| Problem to solve |
Lines containing the word "that" should be extracted in full.

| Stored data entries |

□ □ □ □

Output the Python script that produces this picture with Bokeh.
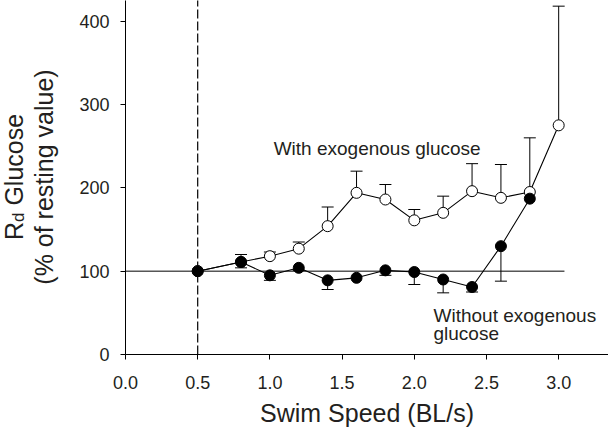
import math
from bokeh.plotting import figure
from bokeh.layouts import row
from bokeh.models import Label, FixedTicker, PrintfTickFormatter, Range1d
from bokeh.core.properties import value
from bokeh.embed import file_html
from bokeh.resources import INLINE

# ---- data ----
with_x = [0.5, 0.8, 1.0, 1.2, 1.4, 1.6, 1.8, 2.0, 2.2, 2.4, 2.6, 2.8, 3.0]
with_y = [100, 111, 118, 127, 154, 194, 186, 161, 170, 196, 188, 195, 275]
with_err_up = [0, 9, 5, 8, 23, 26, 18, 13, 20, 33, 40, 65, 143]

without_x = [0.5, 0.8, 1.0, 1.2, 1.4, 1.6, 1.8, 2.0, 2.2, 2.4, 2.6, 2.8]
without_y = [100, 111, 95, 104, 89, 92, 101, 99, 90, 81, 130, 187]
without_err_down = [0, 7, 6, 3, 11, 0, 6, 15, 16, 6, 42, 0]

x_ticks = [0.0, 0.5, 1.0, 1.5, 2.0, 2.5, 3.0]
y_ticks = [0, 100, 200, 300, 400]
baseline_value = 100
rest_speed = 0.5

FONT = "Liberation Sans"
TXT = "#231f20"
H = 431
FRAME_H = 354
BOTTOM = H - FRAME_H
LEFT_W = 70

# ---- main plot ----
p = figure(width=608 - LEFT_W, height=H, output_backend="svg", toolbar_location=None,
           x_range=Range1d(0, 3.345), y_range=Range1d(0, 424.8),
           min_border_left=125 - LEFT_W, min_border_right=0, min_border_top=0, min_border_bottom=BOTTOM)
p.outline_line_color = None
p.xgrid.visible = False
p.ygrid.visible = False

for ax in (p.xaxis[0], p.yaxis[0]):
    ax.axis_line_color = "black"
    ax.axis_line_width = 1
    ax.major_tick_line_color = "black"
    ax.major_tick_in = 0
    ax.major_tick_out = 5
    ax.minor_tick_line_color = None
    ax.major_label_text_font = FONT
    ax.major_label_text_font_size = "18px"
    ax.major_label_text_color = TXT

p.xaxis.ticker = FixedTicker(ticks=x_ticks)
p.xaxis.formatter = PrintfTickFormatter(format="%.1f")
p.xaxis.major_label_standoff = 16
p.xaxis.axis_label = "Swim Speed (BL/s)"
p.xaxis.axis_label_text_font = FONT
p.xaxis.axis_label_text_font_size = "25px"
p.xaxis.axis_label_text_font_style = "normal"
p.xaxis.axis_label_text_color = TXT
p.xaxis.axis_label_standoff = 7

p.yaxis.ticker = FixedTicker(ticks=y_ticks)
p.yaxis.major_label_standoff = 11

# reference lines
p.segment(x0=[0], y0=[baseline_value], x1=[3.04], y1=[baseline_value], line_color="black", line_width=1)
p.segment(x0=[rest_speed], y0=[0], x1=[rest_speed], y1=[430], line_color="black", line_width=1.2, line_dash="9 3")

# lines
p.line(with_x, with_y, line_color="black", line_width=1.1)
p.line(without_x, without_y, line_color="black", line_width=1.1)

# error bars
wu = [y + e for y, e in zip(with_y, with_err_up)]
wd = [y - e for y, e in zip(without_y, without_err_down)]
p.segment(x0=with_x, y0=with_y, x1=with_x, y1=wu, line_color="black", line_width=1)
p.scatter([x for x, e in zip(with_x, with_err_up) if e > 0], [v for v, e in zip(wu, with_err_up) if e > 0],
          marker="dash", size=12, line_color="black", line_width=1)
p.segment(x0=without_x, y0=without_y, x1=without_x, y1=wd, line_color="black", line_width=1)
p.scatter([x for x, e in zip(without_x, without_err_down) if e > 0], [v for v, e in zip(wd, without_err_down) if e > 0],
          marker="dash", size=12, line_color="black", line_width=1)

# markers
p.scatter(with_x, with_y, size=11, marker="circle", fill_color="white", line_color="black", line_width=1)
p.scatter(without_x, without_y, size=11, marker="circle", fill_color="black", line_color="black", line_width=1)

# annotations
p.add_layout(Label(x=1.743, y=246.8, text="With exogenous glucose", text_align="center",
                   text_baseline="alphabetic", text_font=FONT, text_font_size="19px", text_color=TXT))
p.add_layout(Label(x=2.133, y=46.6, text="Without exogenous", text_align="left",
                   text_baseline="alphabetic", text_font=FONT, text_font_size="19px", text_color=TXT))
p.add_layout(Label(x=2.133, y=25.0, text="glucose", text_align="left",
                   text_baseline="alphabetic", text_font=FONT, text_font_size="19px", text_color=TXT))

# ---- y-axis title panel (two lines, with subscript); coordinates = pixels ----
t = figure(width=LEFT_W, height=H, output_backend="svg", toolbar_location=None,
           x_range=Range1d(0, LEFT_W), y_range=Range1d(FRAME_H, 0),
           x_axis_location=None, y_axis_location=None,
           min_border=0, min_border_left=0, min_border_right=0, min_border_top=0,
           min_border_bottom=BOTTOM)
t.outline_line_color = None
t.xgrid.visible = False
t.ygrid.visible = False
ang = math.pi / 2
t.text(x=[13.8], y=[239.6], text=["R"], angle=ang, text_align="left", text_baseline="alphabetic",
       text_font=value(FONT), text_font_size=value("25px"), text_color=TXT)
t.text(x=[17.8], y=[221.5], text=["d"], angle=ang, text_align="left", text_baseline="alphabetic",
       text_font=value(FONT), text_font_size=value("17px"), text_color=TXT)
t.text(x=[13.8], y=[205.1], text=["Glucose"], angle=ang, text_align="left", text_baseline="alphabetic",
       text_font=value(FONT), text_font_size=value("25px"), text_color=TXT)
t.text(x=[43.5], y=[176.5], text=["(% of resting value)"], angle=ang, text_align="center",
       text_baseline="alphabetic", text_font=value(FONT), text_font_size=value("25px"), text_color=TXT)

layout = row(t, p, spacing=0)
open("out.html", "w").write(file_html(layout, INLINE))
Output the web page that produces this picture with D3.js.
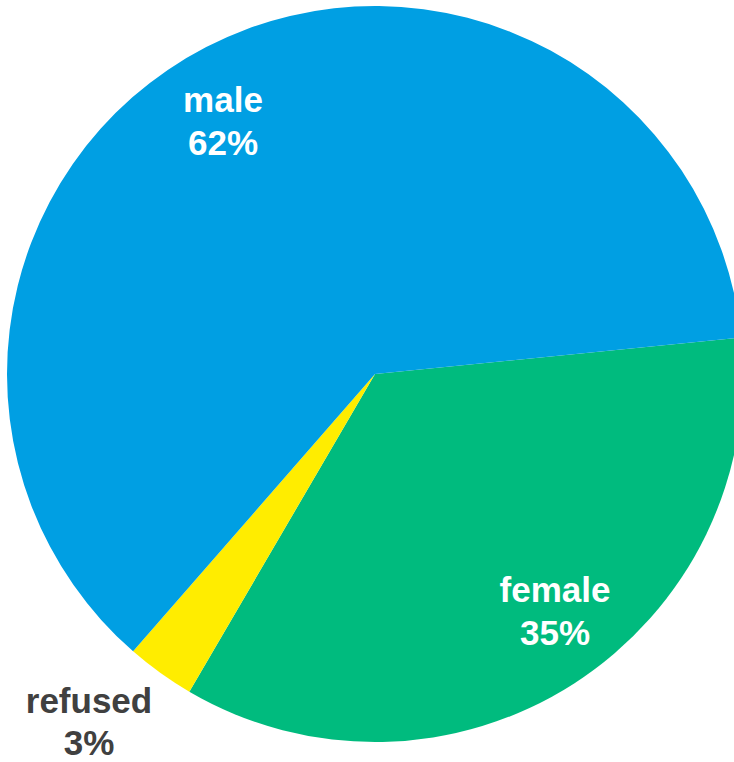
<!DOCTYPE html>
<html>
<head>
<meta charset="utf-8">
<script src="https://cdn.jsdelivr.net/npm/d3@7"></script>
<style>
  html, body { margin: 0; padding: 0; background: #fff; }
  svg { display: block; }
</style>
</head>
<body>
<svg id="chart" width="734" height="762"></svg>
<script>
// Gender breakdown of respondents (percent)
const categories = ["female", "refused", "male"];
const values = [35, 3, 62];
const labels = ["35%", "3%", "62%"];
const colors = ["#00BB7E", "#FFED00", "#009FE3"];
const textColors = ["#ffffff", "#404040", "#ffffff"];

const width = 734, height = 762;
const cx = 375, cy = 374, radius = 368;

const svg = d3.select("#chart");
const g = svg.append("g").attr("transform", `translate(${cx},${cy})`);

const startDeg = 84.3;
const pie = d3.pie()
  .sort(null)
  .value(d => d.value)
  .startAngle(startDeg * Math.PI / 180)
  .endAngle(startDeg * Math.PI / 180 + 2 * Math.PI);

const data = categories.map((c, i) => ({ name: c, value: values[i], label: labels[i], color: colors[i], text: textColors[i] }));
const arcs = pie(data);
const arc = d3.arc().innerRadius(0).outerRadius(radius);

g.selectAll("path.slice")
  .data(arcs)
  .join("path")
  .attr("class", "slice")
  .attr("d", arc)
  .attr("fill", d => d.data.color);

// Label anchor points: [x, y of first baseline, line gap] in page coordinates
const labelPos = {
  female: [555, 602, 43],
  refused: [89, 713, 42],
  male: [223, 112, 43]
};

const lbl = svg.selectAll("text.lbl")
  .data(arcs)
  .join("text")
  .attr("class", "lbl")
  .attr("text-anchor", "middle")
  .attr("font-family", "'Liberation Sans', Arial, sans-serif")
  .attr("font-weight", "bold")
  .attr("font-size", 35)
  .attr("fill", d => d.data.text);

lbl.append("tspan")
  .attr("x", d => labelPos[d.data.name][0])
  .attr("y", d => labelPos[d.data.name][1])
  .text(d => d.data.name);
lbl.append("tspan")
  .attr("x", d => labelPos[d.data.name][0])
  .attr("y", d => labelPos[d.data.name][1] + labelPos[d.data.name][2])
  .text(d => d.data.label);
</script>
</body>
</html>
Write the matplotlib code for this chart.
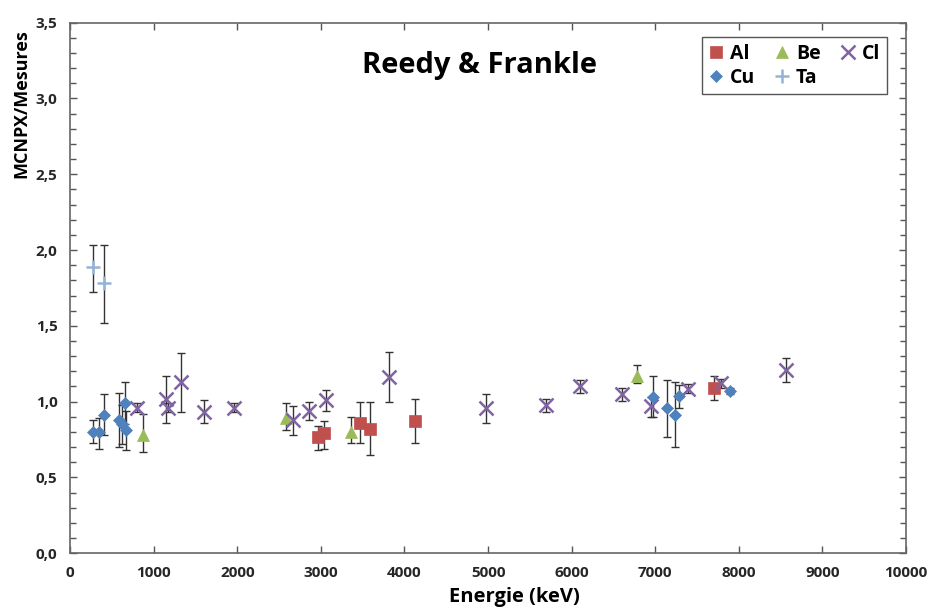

□ □ □ □

| Exercise response |
Output the Python script that produces this picture with Bokeh.
Output the web page that produces this picture with D3.js.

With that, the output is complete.